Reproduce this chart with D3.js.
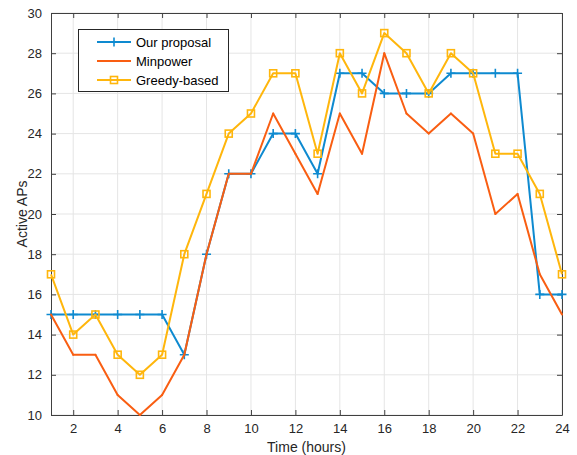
<!DOCTYPE html>
<html>
<head>
<meta charset="utf-8">
<script src="https://cdn.jsdelivr.net/npm/d3@7"></script>
<style>
  body { margin: 0; background: #fff; }
  svg { display: block; font-family: "Liberation Sans", Arial, sans-serif; }
</style>
</head>
<body>
<svg id="chart" width="577" height="455"></svg>
<script>
// Active access points per hour of the day, for three allocation schemes
const hours = d3.range(1, 25);
const ourProposal = [15, 15, 15, 15, 15, 15, 13, 18, 22, 22, 24, 24, 22, 27, 27, 26, 26, 26, 27, 27, 27, 27, 16, 16];
const minpower    = [15, 13, 13, 11, 10, 11, 13, 18, 22, 22, 25, 23, 21, 25, 23, 28, 25, 24, 25, 24, 20, 21, 17, 15];
const greedyBased = [17, 14, 15, 13, 12, 13, 18, 21, 24, 25, 27, 27, 23, 28, 26, 29, 28, 26, 28, 27, 23, 23, 21, 17];
const xTicks = [2, 4, 6, 8, 10, 12, 14, 16, 18, 20, 22, 24];
const yTicks = [10, 12, 14, 16, 18, 20, 22, 24, 26, 28, 30];

const series = [
  { name: "Our proposal", values: ourProposal, color: "#0e8ad0", marker: "plus" },
  { name: "Minpower",     values: minpower,    color: "#f95e12", marker: "dot" },
  { name: "Greedy-based", values: greedyBased, color: "#ffb60c", marker: "square" }
];

const svg = d3.select("#chart");
const m = { left: 51, right: 562, top: 13, bottom: 415 };

const x = d3.scaleLinear().domain([1, 24]).range([m.left, m.right]);
const y = d3.scaleLinear().domain([10, 30]).range([m.bottom, m.top]);

// grid
const grid = svg.append("g");
grid.selectAll(".gx").data(xTicks).join("line")
  .attr("x1", d => x(d)).attr("x2", d => x(d))
  .attr("y1", m.top).attr("y2", m.bottom)
  .attr("stroke", "#e5e5e5").attr("stroke-width", 1);
grid.selectAll(".gy").data(yTicks).join("line")
  .attr("x1", m.left).attr("x2", m.right)
  .attr("y1", d => y(d)).attr("y2", d => y(d))
  .attr("stroke", "#e5e5e5").attr("stroke-width", 1);

// axes with inward ticks on all four sides
const axisColor = "#404040";
function styleAxis(g) {
  g.select(".domain").attr("stroke", axisColor);
  g.selectAll(".tick line").attr("stroke", axisColor);
  g.selectAll(".tick text").attr("fill", "#262626").attr("font-size", "13px");
}
svg.append("g").attr("transform", `translate(0,${m.bottom})`)
  .call(d3.axisBottom(x).tickValues(xTicks).tickSizeInner(-5).tickSizeOuter(0).tickPadding(9))
  .call(styleAxis);
svg.append("g").attr("transform", `translate(0,${m.top})`)
  .call(d3.axisTop(x).tickValues(xTicks).tickSizeInner(-5).tickSizeOuter(0).tickFormat(""))
  .call(styleAxis);
svg.append("g").attr("transform", `translate(${m.left},0)`)
  .call(d3.axisLeft(y).tickValues(yTicks).tickSizeInner(-5).tickSizeOuter(0).tickPadding(9))
  .call(styleAxis);
svg.append("g").attr("transform", `translate(${m.right},0)`)
  .call(d3.axisRight(y).tickValues(yTicks).tickSizeInner(-5).tickSizeOuter(0).tickFormat(""))
  .call(styleAxis);

// axis titles
svg.append("text").attr("x", (m.left + m.right) / 2).attr("y", 452)
  .attr("text-anchor", "middle").attr("font-size", "14px").attr("fill", "#262626")
  .text("Time (hours)");
svg.append("text").attr("transform", `translate(27,${(m.top + m.bottom) / 2}) rotate(-90)`)
  .attr("text-anchor", "middle").attr("font-size", "14px").attr("fill", "#262626")
  .text("Active APs");

// markers
function drawMarker(g, type, color, cx, cy) {
  if (type === "plus") {
    g.append("path").attr("d", `M${cx - 4.5},${cy}H${cx + 4.5}M${cx},${cy - 4.5}V${cy + 4.5}`)
      .attr("stroke", color).attr("stroke-width", 1.6).attr("fill", "none");
  } else if (type === "square") {
    g.append("rect").attr("x", cx - 3.5).attr("y", cy - 3.5).attr("width", 7).attr("height", 7)
      .attr("stroke", color).attr("stroke-width", 1.6).attr("fill", "none");
  } else {
    g.append("circle").attr("cx", cx).attr("cy", cy).attr("r", 1)
      .attr("fill", color);
  }
}

const line = d3.line().x((d, i) => x(hours[i])).y(d => y(d));
series.forEach(s => {
  const g = svg.append("g");
  g.append("path").datum(s.values).attr("d", line)
    .attr("fill", "none").attr("stroke", s.color).attr("stroke-width", 2)
    .attr("stroke-linejoin", "round");
  s.values.forEach((v, i) => drawMarker(g, s.marker, s.color, x(hours[i]), y(v)));
});

// legend
const lg = svg.append("g");
lg.append("rect").attr("x", 78.5).attr("y", 29.5).attr("width", 150).attr("height", 62)
  .attr("fill", "#fff").attr("stroke", "#262626").attr("stroke-width", 1);
series.forEach((s, i) => {
  const ly = 42 + i * 19;
  lg.append("line").attr("x1", 97).attr("x2", 131).attr("y1", ly).attr("y2", ly)
    .attr("stroke", s.color).attr("stroke-width", 2);
  drawMarker(lg, s.marker, s.color, 114, ly);
  lg.append("text").attr("x", 136).attr("y", ly + 4.5).attr("font-size", "13px")
    .attr("fill", "#000").text(s.name);
});
</script>
</body>
</html>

Problem to solve: Reproduce the listing word for word and omit its pictures.

Result below:
Reproduce this chart with D3.js.
<!DOCTYPE html>
<html>
<head>
<meta charset="utf-8">
<script src="https://cdn.jsdelivr.net/npm/d3@7"></script>
<style>
  body { margin: 0; background: #fff; }
  svg { display: block; font-family: "Liberation Sans", Arial, sans-serif; }
</style>
</head>
<body>
<svg id="chart" width="577" height="455"></svg>
<script>
// Active access points per hour of the day, for three allocation schemes
const hours = d3.range(1, 25);
const ourProposal = [15, 15, 15, 15, 15, 15, 13, 18, 22, 22, 24, 24, 22, 27, 27, 26, 26, 26, 27, 27, 27, 27, 16, 16];
const minpower    = [15, 13, 13, 11, 10, 11, 13, 18, 22, 22, 25, 23, 21, 25, 23, 28, 25, 24, 25, 24, 20, 21, 17, 15];
const greedyBased = [17, 14, 15, 13, 12, 13, 18, 21, 24, 25, 27, 27, 23, 28, 26, 29, 28, 26, 28, 27, 23, 23, 21, 17];
const xTicks = [2, 4, 6, 8, 10, 12, 14, 16, 18, 20, 22, 24];
const yTicks = [10, 12, 14, 16, 18, 20, 22, 24, 26, 28, 30];

const series = [
  { name: "Our proposal", values: ourProposal, color: "#0e8ad0", marker: "plus" },
  { name: "Minpower",     values: minpower,    color: "#f95e12", marker: "dot" },
  { name: "Greedy-based", values: greedyBased, color: "#ffb60c", marker: "square" }
];

const svg = d3.select("#chart");
const m = { left: 51, right: 562, top: 13, bottom: 415 };

const x = d3.scaleLinear().domain([1, 24]).range([m.left, m.right]);
const y = d3.scaleLinear().domain([10, 30]).range([m.bottom, m.top]);

// grid
const grid = svg.append("g");
grid.selectAll(".gx").data(xTicks).join("line")
  .attr("x1", d => x(d)).attr("x2", d => x(d))
  .attr("y1", m.top).attr("y2", m.bottom)
  .attr("stroke", "#e5e5e5").attr("stroke-width", 1);
grid.selectAll(".gy").data(yTicks).join("line")
  .attr("x1", m.left).attr("x2", m.right)
  .attr("y1", d => y(d)).attr("y2", d => y(d))
  .attr("stroke", "#e5e5e5").attr("stroke-width", 1);

// axes with inward ticks on all four sides
const axisColor = "#404040";
function styleAxis(g) {
  g.select(".domain").attr("stroke", axisColor);
  g.selectAll(".tick line").attr("stroke", axisColor);
  g.selectAll(".tick text").attr("fill", "#262626").attr("font-size", "13px");
}
svg.append("g").attr("transform", `translate(0,${m.bottom})`)
  .call(d3.axisBottom(x).tickValues(xTicks).tickSizeInner(-5).tickSizeOuter(0).tickPadding(9))
  .call(styleAxis);
svg.append("g").attr("transform", `translate(0,${m.top})`)
  .call(d3.axisTop(x).tickValues(xTicks).tickSizeInner(-5).tickSizeOuter(0).tickFormat(""))
  .call(styleAxis);
svg.append("g").attr("transform", `translate(${m.left},0)`)
  .call(d3.axisLeft(y).tickValues(yTicks).tickSizeInner(-5).tickSizeOuter(0).tickPadding(9))
  .call(styleAxis);
svg.append("g").attr("transform", `translate(${m.right},0)`)
  .call(d3.axisRight(y).tickValues(yTicks).tickSizeInner(-5).tickSizeOuter(0).tickFormat(""))
  .call(styleAxis);

// axis titles
svg.append("text").attr("x", (m.left + m.right) / 2).attr("y", 452)
  .attr("text-anchor", "middle").attr("font-size", "14px").attr("fill", "#262626")
  .text("Time (hours)");
svg.append("text").attr("transform", `translate(27,${(m.top + m.bottom) / 2}) rotate(-90)`)
  .attr("text-anchor", "middle").attr("font-size", "14px").attr("fill", "#262626")
  .text("Active APs");

// markers
function drawMarker(g, type, color, cx, cy) {
  if (type === "plus") {
    g.append("path").attr("d", `M${cx - 4.5},${cy}H${cx + 4.5}M${cx},${cy - 4.5}V${cy + 4.5}`)
      .attr("stroke", color).attr("stroke-width", 1.6).attr("fill", "none");
  } else if (type === "square") {
    g.append("rect").attr("x", cx - 3.5).attr("y", cy - 3.5).attr("width", 7).attr("height", 7)
      .attr("stroke", color).attr("stroke-width", 1.6).attr("fill", "none");
  } else {
    g.append("circle").attr("cx", cx).attr("cy", cy).attr("r", 1)
      .attr("fill", color);
  }
}

const line = d3.line().x((d, i) => x(hours[i])).y(d => y(d));
series.forEach(s => {
  const g = svg.append("g");
  g.append("path").datum(s.values).attr("d", line)
    .attr("fill", "none").attr("stroke", s.color).attr("stroke-width", 2)
    .attr("stroke-linejoin", "round");
  s.values.forEach((v, i) => drawMarker(g, s.marker, s.color, x(hours[i]), y(v)));
});

// legend
const lg = svg.append("g");
lg.append("rect").attr("x", 78.5).attr("y", 29.5).attr("width", 150).attr("height", 62)
  .attr("fill", "#fff").attr("stroke", "#262626").attr("stroke-width", 1);
series.forEach((s, i) => {
  const ly = 42 + i * 19;
  lg.append("line").attr("x1", 97).attr("x2", 131).attr("y1", ly).attr("y2", ly)
    .attr("stroke", s.color).attr("stroke-width", 2);
  drawMarker(lg, s.marker, s.color, 114, ly);
  lg.append("text").attr("x", 136).attr("y", ly + 4.5).attr("font-size", "13px")
    .attr("fill", "#000").text(s.name);
});
</script>
</body>
</html>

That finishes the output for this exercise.